Nevertheless, Camp said that he does see some generational differences. “I don’t know that they’ve got any more soul in their music than we’ve got in ours,” he contended. “They may lack ever getting the chance to meet their heroes and our heroes, because many of them are gone. All the old first generation are gone, so I feel blessed that I got to meet most of mine.”
Camp recalled an opportunity he had to meet Earl Scruggs in particular. And although he says he learned more from his records than he did from him personally, he relates one particular encounter that offered him some special insight both personally and professionally.
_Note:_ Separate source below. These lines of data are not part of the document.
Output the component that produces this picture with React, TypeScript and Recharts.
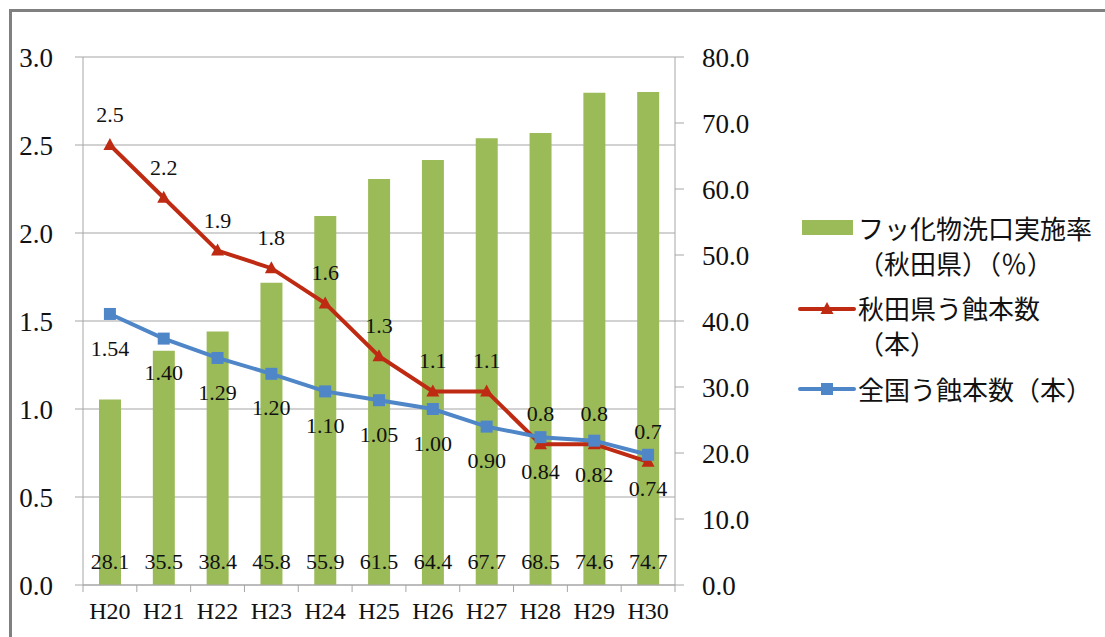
import React from "react";
import {
  ComposedChart, Bar, Line, XAxis, YAxis, CartesianGrid, LabelList,
} from "recharts";

const years = ["H20", "H21", "H22", "H23", "H24", "H25", "H26", "H27", "H28", "H29", "H30"];
const rinseRate = [28.1, 35.5, 38.4, 45.8, 55.9, 61.5, 64.4, 67.7, 68.5, 74.6, 74.7];
const akitaCaries = [2.5, 2.2, 1.9, 1.8, 1.6, 1.3, 1.1, 1.1, 0.8, 0.8, 0.7];
const nationalCaries = [1.54, 1.4, 1.29, 1.2, 1.1, 1.05, 1.0, 0.9, 0.84, 0.82, 0.74];

const leftTicks = [0, 0.5, 1, 1.5, 2, 2.5, 3];
const rightTicks = [0, 10, 20, 30, 40, 50, 60, 70, 80];

const GREEN = "#9BBB59";
const RED = "#BE2A12";
const BLUE = "#4F86C8";
const AXIS = "#a6a6a6";
const SERIF = "Liberation Serif, serif";
const JP_FONT = "'Noto Sans CJK JP', sans-serif";

const data = years.map((year, i) => ({
  year,
  rate: rinseRate[i],
  akita: akitaCaries[i],
  national: nationalCaries[i],
}));

// category ticks sit between the bars, like the source chart
const XTick = (props: any) => {
  const { x, y, payload, index, visibleTicksCount, width } = props;
  const half = payload?.offset ?? (width && visibleTicksCount ? width / visibleTicksCount / 2 : 26.9);
  const last = index === (visibleTicksCount ?? years.length) - 1;
  return (
    <g>
      <line x1={x - half} x2={x - half} y1={y} y2={y + 7} stroke={AXIS} />
      {last && <line x1={x + half} x2={x + half} y1={y} y2={y + 7} stroke={AXIS} />}
      <text x={x} y={y + 34} textAnchor="middle" fill="#111" fontSize={24} fontFamily={SERIF}>
        {payload.value}
      </text>
    </g>
  );
};

const Triangle = (props: any) => {
  const { cx, cy } = props;
  if (cx == null || cy == null) return <g />;
  return <path d={`M${cx},${cy - 7} L${cx + 6.5},${cy + 5} L${cx - 6.5},${cy + 5} Z`} fill={RED} />;
};

const Square = (props: any) => {
  const { cx, cy } = props;
  if (cx == null || cy == null) return <g />;
  return <rect x={cx - 6} y={cy - 6} width={12} height={12} fill={BLUE} />;
};

const labelStyle = { fontFamily: SERIF, fontSize: 22, fill: "#111" };

function LegendBox() {
  const text: React.CSSProperties = {
    position: "absolute", left: 858, fontFamily: JP_FONT, fontSize: 26,
    lineHeight: "35px", color: "#111", whiteSpace: "nowrap",
  };
  return (
    <>
      <div style={{ position: "absolute", left: 802, top: 220, width: 51, height: 15, background: GREEN }} />
      <div style={{ ...text, top: 210 }}>フッ化物洗口実施率<br />（秋田県）（％）</div>

      <svg style={{ position: "absolute", left: 798, top: 299 }} width={58} height={20}>
        <line x1={2} x2={56} y1={10} y2={10} stroke={RED} strokeWidth={4} strokeLinecap="round" />
        <path d="M29,3 L35.5,15 L22.5,15 Z" fill={RED} />
      </svg>
      <div style={{ ...text, top: 290 }}>秋田県う蝕本数<br />（本）</div>

      <svg style={{ position: "absolute", left: 798, top: 379 }} width={58} height={20}>
        <line x1={2} x2={56} y1={10} y2={10} stroke={BLUE} strokeWidth={4} strokeLinecap="round" />
        <rect x={23} y={4} width={12} height={12} fill={BLUE} />
      </svg>
      <div style={{ ...text, top: 371 }}>全国う蝕本数（本）</div>
    </>
  );
}

export default function App() {
  return (
    <div style={{ position: "absolute", left: 0, top: 0, width: 1105, height: 637, background: "#fff", overflow: "hidden" }}>
      <div style={{
        position: "absolute", left: 9, top: 9, right: -10, bottom: -10,
        borderTop: "3px solid #808080", borderLeft: "3px solid #808080",
      }} />
      <ComposedChart
        width={1105}
        height={637}
        data={data}
        margin={{ top: 57, right: 350, bottom: 12, left: 0 }}
        style={{ position: "absolute", left: 0, top: 0 }}
      >
        <CartesianGrid yAxisId="left" vertical={false} stroke={AXIS} strokeWidth={1.2} />
        <XAxis
          dataKey="year"
          height={40}
          stroke={AXIS}
          tickLine={false}
          tickSize={0}
          tickMargin={0}
          interval={0}
          tick={<XTick />}
        />
        <YAxis
          yAxisId="left"
          width={83}
          domain={[0, 3]}
          ticks={leftTicks}
          interval={0}
          stroke={AXIS}
          tickSize={8}
          tickMargin={22}
          tickFormatter={(v: number) => v.toFixed(1)}
          tick={{ fill: "#111", fontSize: 27, fontFamily: SERIF }}
        />
        <YAxis
          yAxisId="right"
          orientation="right"
          width={80}
          domain={[0, 80]}
          ticks={rightTicks}
          interval={0}
          stroke={AXIS}
          tickSize={9}
          tickMargin={18}
          tickFormatter={(v: number) => v.toFixed(1)}
          tick={{ fill: "#111", fontSize: 27, fontFamily: SERIF, textAnchor: "start" }}
        />
        <Bar yAxisId="right" dataKey="rate" fill={GREEN} barSize={22} isAnimationActive={false}>
          <LabelList
            dataKey="rate"
            position="insideBottom"
            offset={16}
            formatter={(v: any) => Number(v).toFixed(1)}
            style={labelStyle}
          />
        </Bar>
        <Line
          yAxisId="left"
          dataKey="akita"
          stroke={RED}
          strokeWidth={4}
          dot={<Triangle />}
          activeDot={false}
          isAnimationActive={false}
        >
          <LabelList
            dataKey="akita"
            position="top"
            offset={23}
            formatter={(v: any) => Number(v).toFixed(1)}
            style={labelStyle}
          />
        </Line>
        <Line
          yAxisId="left"
          dataKey="national"
          stroke={BLUE}
          strokeWidth={4}
          dot={<Square />}
          activeDot={false}
          isAnimationActive={false}
        >
          <LabelList
            dataKey="national"
            position="bottom"
            offset={26}
            formatter={(v: any) => Number(v).toFixed(2)}
            style={labelStyle}
          />
        </Line>
      </ComposedChart>
      <LegendBox />
    </div>
  );
}
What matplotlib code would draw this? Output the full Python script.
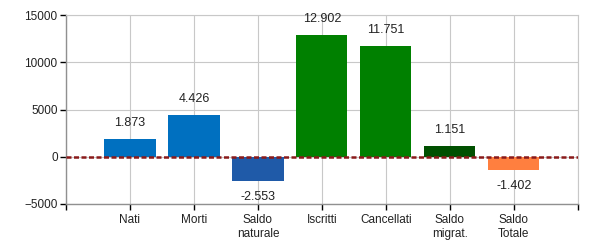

“I met him a few times, but we weren’t big pals or anything,” he reflects. “The last time I saw him was when I walked into the Cracker Barrel out by Opryland. I saw Earl there sitting by himself at lunch time. I was by myself, and I just stopped and walked over and said, ‘Mr. Scruggs, how you doing? Shawn Camp here.’ ‘Yeah, yeah,’ he said. ‘Sit down.’ He let me sit down with him while he was waiting on his food. We visited for a little while and then I let him eat in peace. I picked up his check and left. That’s the last time I saw him, but I’m glad that was our last moment together. It was really special.”